Nesses casos, Coimbra aconselha que o trabalhador informal busque calcular uma média de renda mensal para, aí sim, estimar quanto poderá gastar. "A partir daí fica mais fácil fazer um acompanhamento contínuo da receita e das despesas. Mas é importante que você consiga identificar os tipos de gastos, separando os que são fixos, como alimentação, educação, saúde e transporte, e controlar melhor os variáveis, como as despesas com lazer. Assim fica mais fácil identificar o que pode ser reduzido", observa.

Foi exatamente quando percebeu que a conta estava perto de ficar negativa que Paula decidiu colocar na ponta do lápis tudo que era gasto e onde poderia diminuir as despesas.

"Eu pedia muita comida em aplicativo de delivery, tomava café na padaria, almoçava fora, jantava fora, isso praticamente todo dia. Era muito raro comer em casa, até nos primeiros meses da pandemia. Mas, como meu trabalho é informal, eu fui ficando sem alunos e apertando o orçamento. Assim, comecei a ter um planejamento, escolher quanto e com o que gastar, prevendo o próximo mês", explica.

De acordo com dados colhidos pela plataforma Mobills, os registros dos usuários com lazer no Ceará tiveram uma queda de 50% em abril, no pico da pandemia no Estado, em comparação a janeiro. O dado reflete tanto o fechamento de atividades do setor como de redução de gastos.

 

Auxílio emergencial

Com a proposta de repor parte ou toda a renda de trabalhadores informais prejudicados pela pandemia, o auxílio emergencial pago pelo Governo Federal já teve redução de 50% do valor, passando de R$ 600 para R$ 300. E caso não haja outra paralisação das atividades econômicas por conta de uma possível segunda onda de Covid-19 no País, cenário com o qual a equipe econômica não trabalha, o benefício será encerrado até janeiro.

Na avaliação de Darla, as pessoas já deveriam estar se preparando para a realidade pós-auxílio, com uma nova configuração de receitas. "Nós já passamos por boa parte da crise, agora estamos saindo e tentando superá-la. As pessoas precisam estar preparadas e usar a criatividade para as oportunidades que serão demandadas pelo mercado e como elas podem usar essas oportunidades para retomar ou aumentar as receitas no orçamento pessoal", destaca .

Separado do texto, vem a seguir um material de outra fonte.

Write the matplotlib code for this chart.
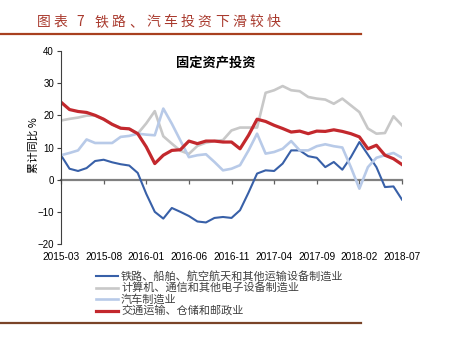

Com a retomada da economia, o consumidor vive uma situação paradoxal: o estímulo do Governo ao consumo e a prudência do consumidor em controlar os gastos diante da incerteza. Por isso, as escolhas devem ser cada vez mais ponderadas e conscientes.

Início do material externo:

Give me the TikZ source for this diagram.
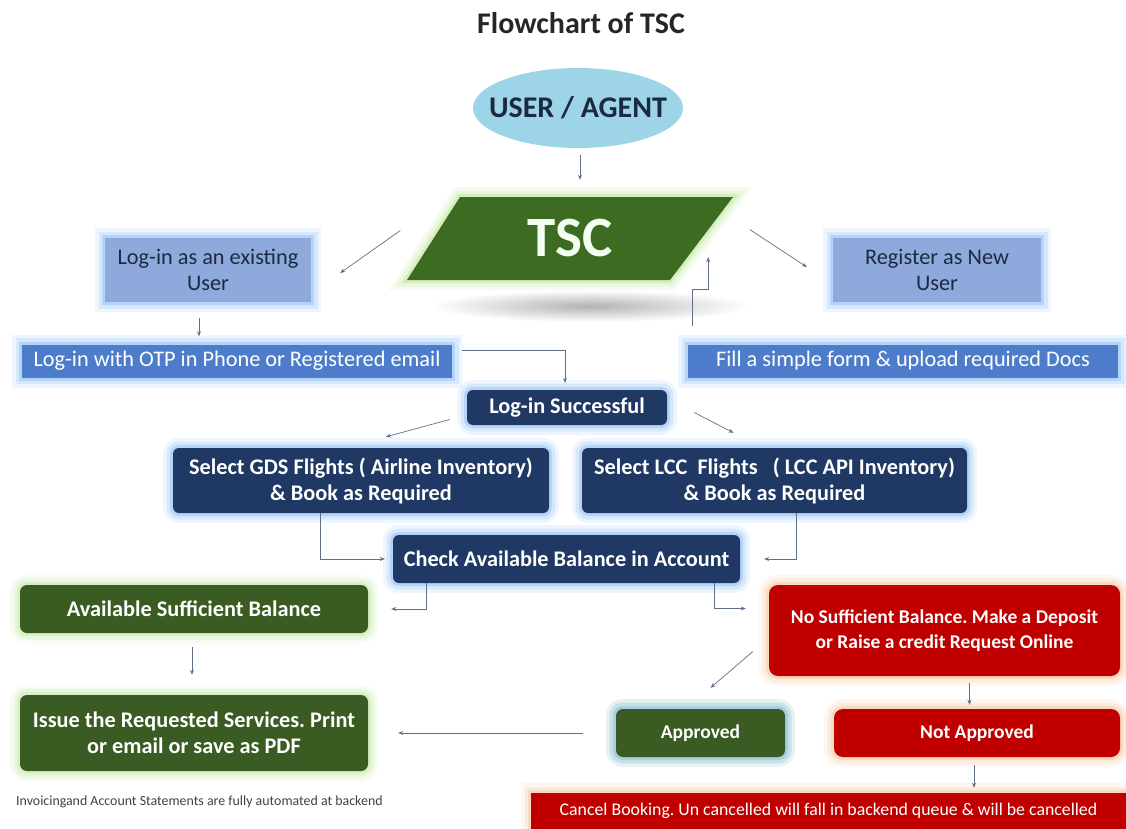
\documentclass[tikz,border=0pt]{standalone}
\usepackage{fontspec}
\setmainfont{Carlito}
\usetikzlibrary{arrows.meta, shapes.geometric, positioning}

\definecolor{skyfill}{HTML}{9DD4E8}
\definecolor{navytext}{HTML}{1B2A40}
\definecolor{tscgreen}{HTML}{3E6B22}
\definecolor{tscglow}{HTML}{BFE59B}
\definecolor{paleblue}{HTML}{8FA9DC}
\definecolor{midblue}{HTML}{4D7CCB}
\definecolor{navyfill}{HTML}{1F3864}
\definecolor{blueglow}{HTML}{8DBEF5}
\definecolor{okgreen}{HTML}{3A5C22}
\definecolor{greenglow}{HTML}{C2E8A8}
\definecolor{alertred}{HTML}{C00000}
\definecolor{peachglow}{HTML}{F8C4A0}
\definecolor{linkgray}{HTML}{5F6E8A}

\begin{document}
\frenchspacing
\begin{tikzpicture}[x=1pt, y=-1pt,
  halo/.style={preaction={draw=#1, line width=20pt, opacity=.15},
               preaction={draw=#1, line width=13pt, opacity=.25},
               preaction={draw=#1, line width=6pt, opacity=.45}},
  plainfont/.style={font=\fontsize{22.3}{26}\selectfont},
  boldfont/.style={font=\bfseries\fontsize{22.3}{26}\selectfont},
  smallbold/.style={font=\bfseries\fontsize{19.5}{25}\selectfont},
  lightbox/.style={fill=paleblue, text=navytext, plainfont, halo=blueglow, align=center, inner sep=0pt},
  midbox/.style={fill=midblue, text=white, plainfont, halo=blueglow, inner sep=0pt},
  navybox/.style={fill=navyfill, text=white, boldfont, rounded corners=6pt, halo=blueglow, align=center, inner sep=0pt},
  greenbox/.style={fill=okgreen, text=white, boldfont, rounded corners=7pt, halo=greenglow, align=center, inner sep=0pt},
  redbox/.style={fill=alertred, text=white, smallbold, rounded corners=9pt, halo=peachglow, align=center, inner sep=0pt},
  link/.style={draw=linkgray, line width=0.7pt, -{Stealth[length=5pt, width=4pt]}}]

\useasboundingbox (0,0) rectangle (1126,829);

\node[font=\bfseries\fontsize{30}{34}\selectfont, text=black!85] (title) at (581,23) {Flowchart of TSC};
\node[ellipse, fill=skyfill, text=navytext, minimum width=210pt, minimum height=80pt, inner sep=0pt,
  font=\bfseries\fontsize{30}{34}\selectfont] (user) at (578,108) {\makebox[0pt]{USER / AGENT}};

\shade[inner color=black!30, outer color=white] (590,306) ellipse [x radius=160, y radius=16];
\fill[tscgreen, halo=tscglow] (407,280) -- (460,197) -- (733,197) -- (670,280) -- cycle;
\node[minimum width=326pt, minimum height=83pt, inner sep=0pt, text=green!5!white,
  font=\bfseries\fontsize{57}{62}\selectfont] (tsc) at (570,238.5) {TSC};

\node[lightbox, minimum width=206pt, minimum height=64pt] (existing) at (208,270) {Log-in as an existing\\User};
\node[lightbox, minimum width=208pt, minimum height=64pt] (register) at (937,270) {Register as New\\User};
\node[midbox, minimum width=430pt, minimum height=33pt] (otp) at (237,361) {Log-in with OTP in Phone or Registered email};
\node[midbox, minimum width=430pt, minimum height=33pt] (fill) at (903,361) {Fill a simple form \& upload required Docs};
\node[navybox, minimum width=200pt, minimum height=35pt] (success) at (567,407.5) {Log-in Successful};
\node[navybox, minimum width=376pt, minimum height=65pt] (gds) at (361,480.5) {Select GDS Flights ( Airline Inventory)\\\& Book as Required};
\node[navybox, minimum width=385pt, minimum height=65pt] (lcc) at (774.5,480.5) {Select LCC~ Flights~~ ( LCC API Inventory)\\\& Book as Required};
\node[navybox, minimum width=347pt, minimum height=48pt] (check) at (566.5,559) {Check Available Balance in Account};
\node[greenbox, minimum width=348pt, minimum height=48pt] (available) at (194,609) {Available Sufficient Balance};
\node[greenbox, minimum width=348pt, minimum height=76pt] (issue) at (194,733) {Issue the Requested Services. Print\\or email or save as PDF};
\node[redbox, minimum width=351pt, minimum height=91pt] (nosuff) at (944.5,630.5) {No Sufficient Balance. Make a Deposit\\or Raise a credit Request Online};
\node[greenbox, smallbold, halo=blueglow, minimum width=169pt, minimum height=48pt] (approved) at (700.5,733) {Approved};
\node[redbox, minimum width=286pt, minimum height=48pt] (notapp) at (977,733) {Not Approved};
\node[redbox, rounded corners=0pt, font=\fontsize{17.8}{21}\selectfont, minimum width=595pt, minimum height=36pt] (cancel) at (828.5,811)
  {Cancel Booking. Un cancelled will fall in backend queue \& will be cancelled};
\node[anchor=west, text=black!75, font=\fontsize{13.9}{16}\selectfont, inner sep=0pt] (note) at (16,802)
  {Invoicingand Account Statements are fully automated at backend};

\draw[link] ([shift={(2,7)}]user.south) -- ([shift={(10,-17)}]tsc.north);
\draw[link] ([shift={(-6.5,-8)}]tsc.west) -- ([shift={(29,3)}]existing.east);
\draw[link] ([shift={(16.5,-9)}]tsc.east) -- ([shift={(-26,-3)}]register.west);
\draw[link] ([shift={(-9,16)}]existing.south) -- ([shift={(-38,-8)}]otp.north);
\draw[link] ([shift={(10,-11)}]otp.east) -| ([shift={(-2,-7)}]success.north);
\draw[link] ([shift={(5,-18)}]fill.north west) -- ++(0,-37) -| ([shift={(-25,-23)}]tsc.south east);
\draw[link] ([shift={(-17,12)}]success.west) -- ([shift={(25,-11)}]gds.north);
\draw[link] ([shift={(27,5)}]success.east) -- ([shift={(-41,-15)}]lcc.north);
\draw[link] ([xshift=-41pt]gds.south) |- ([xshift=-8pt]check.west);
\draw[link] ([xshift=21.5pt]lcc.south) |- ([xshift=24pt]check.east);
\draw[link] ([xshift=-140pt]check.south) |- ([xshift=23pt]available.east);
\draw[link] ([xshift=148pt]check.south) |- ([shift={(-23,-22)}]nosuff.west);
\draw[link] ([shift={(-2,14)}]available.south) -- ([shift={(-2,-20)}]issue.north);
\draw[link] ([shift={(-16,21)}]nosuff.west) -- ([shift={(10,-21)}]approved.north);
\draw[link] ([shift={(25,7)}]nosuff.south) -- ([shift={(-7.5,-4)}]notapp.north);
\draw[link] ([xshift=-33pt]approved.west) -- ([xshift=30pt]issue.east);
\draw[link] ([shift={(-3,8)}]notapp.south) -- ([shift={(145.5,-5)}]cancel.north);
\end{tikzpicture}
\end{document}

"O Governo está estimulando o consumo e nós, educadores financeiros, estamos instruindo que as pessoas controlem para que, no curto prazo, ele não se torne uma inadimplência", alerta.

 

Dívidas

Além de despesas desnecessárias, são as dívidas que acabam sendo os grandes vilões. Os problemas vão desde financiamentos de longo prazo até uso excessivo do crédito rotativo do cartão ou do cheque especial. "Como hoje estamos com taxas de juros baixas, há muitas pessoas que contraíram financiamento imobiliário há cinco anos que estão pagando juros mais altos do que os de mercado. Então é importante buscar alternativas, como encurtar o prazo de financiamento ou fazer a portabilidade para outra instituição com taxas mais baixas".

 

Adaptação

Quem passou por momentos difíceis durante a crise no Estado garante que não quer estar naquela situação novamente e que a mudança de hábito despertou inclusive aptidões até então desconhecidas.

"Comecei a cozinhar mais em casa e a criar uma rotina em torno disso: uma cozinha e a outra lava a louça. Agora, quando escolho comer fora, é uma saída mais consciente, para um lugar melhor, mas com menos frequência. Se tornou algo especial", diz Lettícia.

Para tentar manter as contas nos trilhos, a especialista aponta o caminho: "Lembrar sempre do objetivo maior. O que esse gasto está te fazendo abdicar agora?".